Europe’s climate strategy appears to be working. For now.
The Europeans were the first to embrace comprehensive targets for renewables and carbon mitigation. Although the strategies of individual member countries have been heavily scrutinized (Germany) and widely criticized (Spain), the EU’s early embrace of a low-carbon strategy was influential in bringing other big emitters like America, China and India to the table for a global climate deal in 2015.
In 2008, Europe approved the 20-20-20 policy designed to boost renewables to a 20 percent market share, and cut both greenhouse gas emissions and energy consumption by 20 percent each by 2020. It later added an ambitious 2030 target that requires the bloc to slash greenhouse gas emissions by 40 percent, and a 2050 target that calls for an 80 percent to 95 percent reduction in emissions.
It’s been a decade since the 2020 targets were first introduced. How’s it going?
It’s a mixed bag. The trends are undoubtedly positive across the region. Progress needs to accelerate slightly to hit 2020 targets — and it needs to go into overdrive in order to get the region anywhere close to the trajectory needed between 2030 and 2050.
The European Environment Agency just released a report on the impact of renewables in the region. It found that European countries had collectively cut fossil fuel consumption by 11 percent since 2005 with the help of renewable energy. Coal and natural gas took the biggest hit.

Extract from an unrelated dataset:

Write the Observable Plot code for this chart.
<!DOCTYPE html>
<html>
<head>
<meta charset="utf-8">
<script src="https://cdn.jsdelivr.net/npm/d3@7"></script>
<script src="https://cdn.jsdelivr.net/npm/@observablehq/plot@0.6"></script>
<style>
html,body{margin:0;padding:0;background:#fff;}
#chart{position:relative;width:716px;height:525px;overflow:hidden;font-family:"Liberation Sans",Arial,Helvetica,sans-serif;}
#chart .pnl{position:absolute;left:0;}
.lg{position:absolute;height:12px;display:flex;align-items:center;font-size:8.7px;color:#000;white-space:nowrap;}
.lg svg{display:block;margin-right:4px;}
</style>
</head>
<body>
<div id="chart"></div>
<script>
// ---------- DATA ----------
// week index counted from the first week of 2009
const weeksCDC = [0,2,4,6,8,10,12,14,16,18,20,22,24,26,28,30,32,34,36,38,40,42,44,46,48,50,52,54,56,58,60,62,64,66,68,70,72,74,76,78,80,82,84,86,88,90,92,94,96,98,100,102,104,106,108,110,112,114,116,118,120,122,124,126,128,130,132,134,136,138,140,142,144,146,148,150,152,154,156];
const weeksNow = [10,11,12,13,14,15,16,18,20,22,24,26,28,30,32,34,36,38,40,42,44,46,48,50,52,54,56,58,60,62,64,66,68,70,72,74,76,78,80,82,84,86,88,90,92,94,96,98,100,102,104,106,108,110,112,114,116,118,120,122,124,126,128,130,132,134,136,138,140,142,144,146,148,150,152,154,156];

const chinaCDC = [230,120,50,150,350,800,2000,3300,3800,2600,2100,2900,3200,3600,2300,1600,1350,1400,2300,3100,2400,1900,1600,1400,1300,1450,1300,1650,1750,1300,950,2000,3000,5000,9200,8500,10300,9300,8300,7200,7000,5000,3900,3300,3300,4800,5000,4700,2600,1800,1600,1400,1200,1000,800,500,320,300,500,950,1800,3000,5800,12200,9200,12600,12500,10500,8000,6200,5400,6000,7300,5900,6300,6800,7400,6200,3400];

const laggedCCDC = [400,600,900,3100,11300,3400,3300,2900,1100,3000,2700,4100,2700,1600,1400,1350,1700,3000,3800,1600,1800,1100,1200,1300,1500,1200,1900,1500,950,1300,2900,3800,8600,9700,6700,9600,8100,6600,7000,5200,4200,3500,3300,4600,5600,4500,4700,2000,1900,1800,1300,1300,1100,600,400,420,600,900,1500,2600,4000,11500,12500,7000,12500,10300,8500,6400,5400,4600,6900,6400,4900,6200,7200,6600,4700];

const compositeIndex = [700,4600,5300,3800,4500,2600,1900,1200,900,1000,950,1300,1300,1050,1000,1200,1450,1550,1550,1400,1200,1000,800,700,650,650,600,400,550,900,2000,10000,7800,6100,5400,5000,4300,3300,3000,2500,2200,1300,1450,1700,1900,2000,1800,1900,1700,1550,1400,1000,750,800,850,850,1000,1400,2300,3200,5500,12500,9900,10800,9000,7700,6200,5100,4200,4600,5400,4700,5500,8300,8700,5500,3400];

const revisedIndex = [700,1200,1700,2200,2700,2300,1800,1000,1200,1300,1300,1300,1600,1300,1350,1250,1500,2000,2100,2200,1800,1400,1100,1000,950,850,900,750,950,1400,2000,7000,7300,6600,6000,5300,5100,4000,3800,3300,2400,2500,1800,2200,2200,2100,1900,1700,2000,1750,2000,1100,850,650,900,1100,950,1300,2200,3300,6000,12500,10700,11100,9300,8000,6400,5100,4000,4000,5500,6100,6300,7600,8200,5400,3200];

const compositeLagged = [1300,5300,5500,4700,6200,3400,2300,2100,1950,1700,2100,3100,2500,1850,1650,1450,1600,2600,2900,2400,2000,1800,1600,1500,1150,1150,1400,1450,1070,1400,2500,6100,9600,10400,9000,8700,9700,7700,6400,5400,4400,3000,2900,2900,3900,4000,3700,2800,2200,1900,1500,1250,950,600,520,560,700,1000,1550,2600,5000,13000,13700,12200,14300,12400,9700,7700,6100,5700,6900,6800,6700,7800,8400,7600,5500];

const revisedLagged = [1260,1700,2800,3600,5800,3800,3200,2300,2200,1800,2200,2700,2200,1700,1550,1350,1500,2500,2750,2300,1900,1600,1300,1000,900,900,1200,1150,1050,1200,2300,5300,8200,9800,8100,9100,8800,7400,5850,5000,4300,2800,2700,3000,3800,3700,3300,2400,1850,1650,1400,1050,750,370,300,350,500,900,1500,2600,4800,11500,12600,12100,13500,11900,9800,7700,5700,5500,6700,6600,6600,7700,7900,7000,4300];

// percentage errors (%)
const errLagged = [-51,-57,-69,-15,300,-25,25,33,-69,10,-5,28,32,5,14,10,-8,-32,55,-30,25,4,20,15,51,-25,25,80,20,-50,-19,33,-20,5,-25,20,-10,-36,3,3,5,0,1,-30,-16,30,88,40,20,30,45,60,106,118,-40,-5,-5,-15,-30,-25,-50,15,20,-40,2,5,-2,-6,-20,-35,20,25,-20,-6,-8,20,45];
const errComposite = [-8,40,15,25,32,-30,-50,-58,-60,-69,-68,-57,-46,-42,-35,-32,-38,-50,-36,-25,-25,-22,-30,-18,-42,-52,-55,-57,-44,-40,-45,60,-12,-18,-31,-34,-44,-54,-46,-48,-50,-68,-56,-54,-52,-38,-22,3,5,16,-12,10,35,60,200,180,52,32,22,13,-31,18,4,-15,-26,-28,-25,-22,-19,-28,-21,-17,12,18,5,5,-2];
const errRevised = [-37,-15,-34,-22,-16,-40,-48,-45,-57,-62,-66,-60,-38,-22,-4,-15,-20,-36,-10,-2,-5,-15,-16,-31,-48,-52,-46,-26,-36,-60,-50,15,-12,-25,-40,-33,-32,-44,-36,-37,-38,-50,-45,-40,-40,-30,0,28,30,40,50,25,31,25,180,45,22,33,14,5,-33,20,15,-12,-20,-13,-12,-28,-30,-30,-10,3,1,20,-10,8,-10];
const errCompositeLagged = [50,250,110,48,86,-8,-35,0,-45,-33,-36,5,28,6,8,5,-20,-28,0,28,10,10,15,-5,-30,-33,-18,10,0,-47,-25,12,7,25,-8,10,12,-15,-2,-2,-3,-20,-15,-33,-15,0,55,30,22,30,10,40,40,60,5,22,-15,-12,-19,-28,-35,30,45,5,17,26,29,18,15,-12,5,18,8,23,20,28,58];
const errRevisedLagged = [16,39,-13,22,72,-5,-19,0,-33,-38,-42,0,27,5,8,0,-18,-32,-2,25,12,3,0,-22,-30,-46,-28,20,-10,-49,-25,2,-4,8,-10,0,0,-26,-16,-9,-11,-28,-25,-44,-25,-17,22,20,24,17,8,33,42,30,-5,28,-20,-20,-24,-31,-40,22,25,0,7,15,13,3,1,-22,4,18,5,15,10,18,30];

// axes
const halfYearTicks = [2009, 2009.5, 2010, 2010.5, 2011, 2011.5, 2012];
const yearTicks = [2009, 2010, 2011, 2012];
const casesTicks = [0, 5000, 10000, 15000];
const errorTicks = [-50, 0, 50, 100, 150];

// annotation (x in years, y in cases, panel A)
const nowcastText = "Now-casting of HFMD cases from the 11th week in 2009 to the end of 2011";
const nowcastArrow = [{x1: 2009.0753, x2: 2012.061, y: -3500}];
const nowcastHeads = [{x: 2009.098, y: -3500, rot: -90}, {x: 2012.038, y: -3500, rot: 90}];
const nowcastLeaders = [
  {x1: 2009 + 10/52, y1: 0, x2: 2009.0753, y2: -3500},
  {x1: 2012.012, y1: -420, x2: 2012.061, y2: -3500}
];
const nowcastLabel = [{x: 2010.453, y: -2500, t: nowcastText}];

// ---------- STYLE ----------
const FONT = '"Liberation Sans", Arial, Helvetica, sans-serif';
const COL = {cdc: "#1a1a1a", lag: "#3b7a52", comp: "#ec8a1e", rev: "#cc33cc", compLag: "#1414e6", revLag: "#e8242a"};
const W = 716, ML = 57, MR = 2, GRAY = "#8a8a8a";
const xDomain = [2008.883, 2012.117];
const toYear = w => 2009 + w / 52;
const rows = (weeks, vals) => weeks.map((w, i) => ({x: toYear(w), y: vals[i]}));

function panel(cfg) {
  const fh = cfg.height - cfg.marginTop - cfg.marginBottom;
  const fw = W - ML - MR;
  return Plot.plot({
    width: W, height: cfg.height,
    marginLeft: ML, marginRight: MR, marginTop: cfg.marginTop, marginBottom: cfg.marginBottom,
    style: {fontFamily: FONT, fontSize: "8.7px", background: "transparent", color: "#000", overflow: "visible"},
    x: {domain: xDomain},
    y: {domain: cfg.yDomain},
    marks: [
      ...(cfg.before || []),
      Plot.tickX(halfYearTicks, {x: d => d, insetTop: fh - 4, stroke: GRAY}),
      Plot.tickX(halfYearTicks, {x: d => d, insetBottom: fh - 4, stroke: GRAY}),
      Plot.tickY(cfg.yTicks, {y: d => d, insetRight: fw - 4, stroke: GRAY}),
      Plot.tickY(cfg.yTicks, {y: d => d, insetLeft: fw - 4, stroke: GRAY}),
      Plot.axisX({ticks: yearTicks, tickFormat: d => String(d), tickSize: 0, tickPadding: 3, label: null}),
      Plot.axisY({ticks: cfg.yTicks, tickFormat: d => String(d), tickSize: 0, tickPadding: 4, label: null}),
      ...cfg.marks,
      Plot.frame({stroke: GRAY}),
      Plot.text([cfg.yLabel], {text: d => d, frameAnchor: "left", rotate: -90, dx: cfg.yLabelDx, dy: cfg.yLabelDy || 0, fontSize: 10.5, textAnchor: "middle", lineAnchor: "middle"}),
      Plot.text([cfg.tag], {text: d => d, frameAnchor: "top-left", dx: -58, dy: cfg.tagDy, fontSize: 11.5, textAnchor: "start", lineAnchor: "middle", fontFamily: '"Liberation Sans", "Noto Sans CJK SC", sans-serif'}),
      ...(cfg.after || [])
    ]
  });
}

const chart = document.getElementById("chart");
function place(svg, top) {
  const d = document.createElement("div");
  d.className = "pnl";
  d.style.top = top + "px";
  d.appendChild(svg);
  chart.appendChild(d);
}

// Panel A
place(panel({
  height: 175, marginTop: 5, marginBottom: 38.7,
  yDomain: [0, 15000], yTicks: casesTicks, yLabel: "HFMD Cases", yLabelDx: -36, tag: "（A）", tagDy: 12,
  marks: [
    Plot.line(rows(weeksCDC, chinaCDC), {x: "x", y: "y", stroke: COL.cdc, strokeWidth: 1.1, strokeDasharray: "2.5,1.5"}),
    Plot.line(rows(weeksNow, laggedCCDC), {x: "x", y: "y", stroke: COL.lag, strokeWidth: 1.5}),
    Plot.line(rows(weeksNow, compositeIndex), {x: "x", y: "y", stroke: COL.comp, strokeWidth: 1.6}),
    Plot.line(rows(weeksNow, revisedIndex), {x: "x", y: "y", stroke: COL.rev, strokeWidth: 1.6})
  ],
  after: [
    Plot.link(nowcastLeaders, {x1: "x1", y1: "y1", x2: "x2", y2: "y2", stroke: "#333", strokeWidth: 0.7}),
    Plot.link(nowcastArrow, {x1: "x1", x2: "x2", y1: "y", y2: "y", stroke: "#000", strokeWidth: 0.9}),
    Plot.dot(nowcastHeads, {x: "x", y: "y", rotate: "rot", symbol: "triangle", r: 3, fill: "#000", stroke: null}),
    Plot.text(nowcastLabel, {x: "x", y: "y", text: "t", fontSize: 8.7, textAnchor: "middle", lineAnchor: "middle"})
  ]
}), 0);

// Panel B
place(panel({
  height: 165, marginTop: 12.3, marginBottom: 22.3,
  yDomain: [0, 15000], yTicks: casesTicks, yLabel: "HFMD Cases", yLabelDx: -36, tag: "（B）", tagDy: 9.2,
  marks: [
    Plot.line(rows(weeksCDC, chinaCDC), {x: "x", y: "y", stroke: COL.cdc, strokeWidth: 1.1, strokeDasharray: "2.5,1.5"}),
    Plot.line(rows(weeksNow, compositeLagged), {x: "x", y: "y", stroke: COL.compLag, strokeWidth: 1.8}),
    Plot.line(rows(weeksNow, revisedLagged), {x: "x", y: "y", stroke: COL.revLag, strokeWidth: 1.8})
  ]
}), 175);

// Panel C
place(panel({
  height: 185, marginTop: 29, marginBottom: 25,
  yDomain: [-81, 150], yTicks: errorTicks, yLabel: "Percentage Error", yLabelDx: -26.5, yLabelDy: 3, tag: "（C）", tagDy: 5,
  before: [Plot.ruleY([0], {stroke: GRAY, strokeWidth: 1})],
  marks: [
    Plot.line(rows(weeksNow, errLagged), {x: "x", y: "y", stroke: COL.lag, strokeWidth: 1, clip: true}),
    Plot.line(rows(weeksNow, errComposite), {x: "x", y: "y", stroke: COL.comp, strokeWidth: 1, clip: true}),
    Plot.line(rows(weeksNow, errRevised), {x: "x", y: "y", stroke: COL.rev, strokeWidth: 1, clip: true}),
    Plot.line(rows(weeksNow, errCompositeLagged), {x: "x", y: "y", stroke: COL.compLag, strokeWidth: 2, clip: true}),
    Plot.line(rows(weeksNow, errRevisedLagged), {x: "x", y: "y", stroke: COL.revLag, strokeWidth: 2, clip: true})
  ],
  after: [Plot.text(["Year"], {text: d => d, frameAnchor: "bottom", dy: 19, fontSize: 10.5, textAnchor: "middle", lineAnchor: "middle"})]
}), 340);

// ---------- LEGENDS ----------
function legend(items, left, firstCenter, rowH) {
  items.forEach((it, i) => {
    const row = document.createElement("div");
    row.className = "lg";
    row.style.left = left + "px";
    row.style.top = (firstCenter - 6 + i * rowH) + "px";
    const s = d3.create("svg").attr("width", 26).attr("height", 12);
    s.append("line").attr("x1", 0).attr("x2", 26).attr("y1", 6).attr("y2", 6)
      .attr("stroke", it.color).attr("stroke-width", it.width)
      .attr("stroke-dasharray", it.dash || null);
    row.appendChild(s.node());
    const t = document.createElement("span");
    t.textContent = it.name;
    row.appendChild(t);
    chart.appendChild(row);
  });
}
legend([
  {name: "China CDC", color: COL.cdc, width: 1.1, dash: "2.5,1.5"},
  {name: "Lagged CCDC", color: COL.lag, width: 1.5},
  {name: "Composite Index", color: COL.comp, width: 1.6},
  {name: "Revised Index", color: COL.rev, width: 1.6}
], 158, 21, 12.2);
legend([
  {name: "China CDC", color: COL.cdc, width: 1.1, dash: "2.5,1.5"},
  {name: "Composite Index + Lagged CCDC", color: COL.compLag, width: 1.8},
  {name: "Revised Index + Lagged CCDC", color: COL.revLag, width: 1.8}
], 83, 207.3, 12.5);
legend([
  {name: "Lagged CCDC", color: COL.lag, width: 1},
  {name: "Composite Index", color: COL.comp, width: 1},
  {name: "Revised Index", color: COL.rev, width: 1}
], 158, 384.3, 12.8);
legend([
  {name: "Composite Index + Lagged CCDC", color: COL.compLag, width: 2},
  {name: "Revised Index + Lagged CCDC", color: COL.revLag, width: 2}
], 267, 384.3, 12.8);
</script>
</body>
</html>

“This amount is comparable to the fossil fuel consumption of Italy. The largest reductions were realized in the consumption of solid fuels (62 million tonnes of oil equivalent, or roughly 48% of all avoided fossil fuels) and gaseous fuels (36 Mtoe, representing about 28% of all avoided fossil fuels).”

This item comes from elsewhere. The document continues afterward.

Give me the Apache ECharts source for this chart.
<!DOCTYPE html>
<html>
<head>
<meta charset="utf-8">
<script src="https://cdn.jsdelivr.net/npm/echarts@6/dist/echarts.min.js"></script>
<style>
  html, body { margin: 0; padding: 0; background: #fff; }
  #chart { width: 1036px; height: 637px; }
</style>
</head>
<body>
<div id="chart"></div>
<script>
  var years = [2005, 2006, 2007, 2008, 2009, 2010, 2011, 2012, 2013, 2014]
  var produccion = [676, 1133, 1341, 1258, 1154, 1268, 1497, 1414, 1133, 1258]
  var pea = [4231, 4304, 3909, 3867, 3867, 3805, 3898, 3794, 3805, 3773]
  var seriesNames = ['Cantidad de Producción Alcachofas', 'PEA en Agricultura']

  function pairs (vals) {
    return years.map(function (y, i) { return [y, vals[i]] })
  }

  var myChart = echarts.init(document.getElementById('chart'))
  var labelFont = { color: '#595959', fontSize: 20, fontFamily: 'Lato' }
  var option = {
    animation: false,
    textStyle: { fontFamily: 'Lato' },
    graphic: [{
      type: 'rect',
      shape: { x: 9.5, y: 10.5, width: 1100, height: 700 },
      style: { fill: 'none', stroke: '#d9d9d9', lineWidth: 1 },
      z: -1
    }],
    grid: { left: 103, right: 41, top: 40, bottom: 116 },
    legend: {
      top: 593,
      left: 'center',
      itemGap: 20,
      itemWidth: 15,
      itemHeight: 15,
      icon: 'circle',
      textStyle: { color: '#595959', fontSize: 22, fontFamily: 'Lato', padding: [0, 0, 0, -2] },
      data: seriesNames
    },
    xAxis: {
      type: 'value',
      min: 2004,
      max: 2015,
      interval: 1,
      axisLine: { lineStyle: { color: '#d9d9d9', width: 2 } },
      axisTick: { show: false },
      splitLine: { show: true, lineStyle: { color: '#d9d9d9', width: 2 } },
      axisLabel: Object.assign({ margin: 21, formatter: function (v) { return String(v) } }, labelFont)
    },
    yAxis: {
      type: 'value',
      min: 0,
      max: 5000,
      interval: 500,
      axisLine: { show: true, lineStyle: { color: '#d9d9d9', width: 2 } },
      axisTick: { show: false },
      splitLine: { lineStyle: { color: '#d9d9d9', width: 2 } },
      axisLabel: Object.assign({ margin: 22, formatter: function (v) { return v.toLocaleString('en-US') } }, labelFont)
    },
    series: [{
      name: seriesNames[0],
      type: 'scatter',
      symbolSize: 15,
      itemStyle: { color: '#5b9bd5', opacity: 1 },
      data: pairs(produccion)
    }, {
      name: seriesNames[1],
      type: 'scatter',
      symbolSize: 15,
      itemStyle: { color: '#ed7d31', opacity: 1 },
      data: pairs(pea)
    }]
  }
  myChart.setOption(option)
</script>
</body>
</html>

The EEA researchers modeled a scenario without renewables, accounting for the differences in energy mix across individual countries.
“Effectively, this assumes that the growth in renewable energy since 2005 has substituted an equivalent amount of energy that would have been supplied by a country-specific mix of conventional sources. The approach does not take into account life-cycle emissions or carbon accounting.”
The study also found that EU member countries had cut gross carbon dioxide emissions by 10 percent since 2005 — again, the emissions equivalent of Italy.
“Most of these changes took place in energy-intensive industrial sectors under the EU Emissions Trading Scheme (ETS), as the increase in renewable electricity decreased the reliance on fossil fuels and contributed roughly three-quarters of the estimated total reductions attributed to [renewables],” wrote the researchers.
Where does this put Europe in relation to its upcoming goals? The short term looks good. The long term is far less certain.
Researchers estimate that renewable electricity will need to grow at 6 percent a year in order to hit 2020 targets. Growth rates in that sector have averaged 7 percent a year.
Renewable heating and cooling will need to grow 4 percent each year through 2020. It has averaged a 3 percent growth rate.
Biofuels will need to grow 14 percent on average through 2020. From 2005 to 2014, consumption of renewable fuels grew 18 percent each year on average.
EEA’s executive director told the Guardian that 2030 goals will still be tough to meet, given policy uncertainties in member countries. “The EU’s 2020 targets on energy and climate are now well within reach. […] But certain trends are alarming, in particular for transport. In that sector, renewable energy use remains insufficient and greenhouse gas emissions are rising again,” Hans Bruyninckx told the newspaper.
Beyond 2030, the task is even more daunting. Last month, a different group of European researchers published a report on what’s needed to keep the planet from warming more than 2°C. From now until 2050, carbon dioxide emissions will need to fall by half each decade globally. Beyond 2030, countries will need to rely on much more than wind and solar to decarbonize — they’ll need to take cars off the road, capture emissions from most power plants, and deploy “radical new energy generation solutions.” European countries will need to zero out carbon emissions, or go carbon-negative.
The EEA researchers echoed those findings: “[W]orldwide renewable energy investments are currently still not on a trajectory that will ensure limiting global warming to 2°C. To meet that target, a 1.2% increase per year of the global RES share in total primary energy supply is needed — a sevenfold acceleration compared to recent years.”
So far, Europe’s emissions reductions have been sufficient. Beyond 2030, they’ll be grossly inadequate.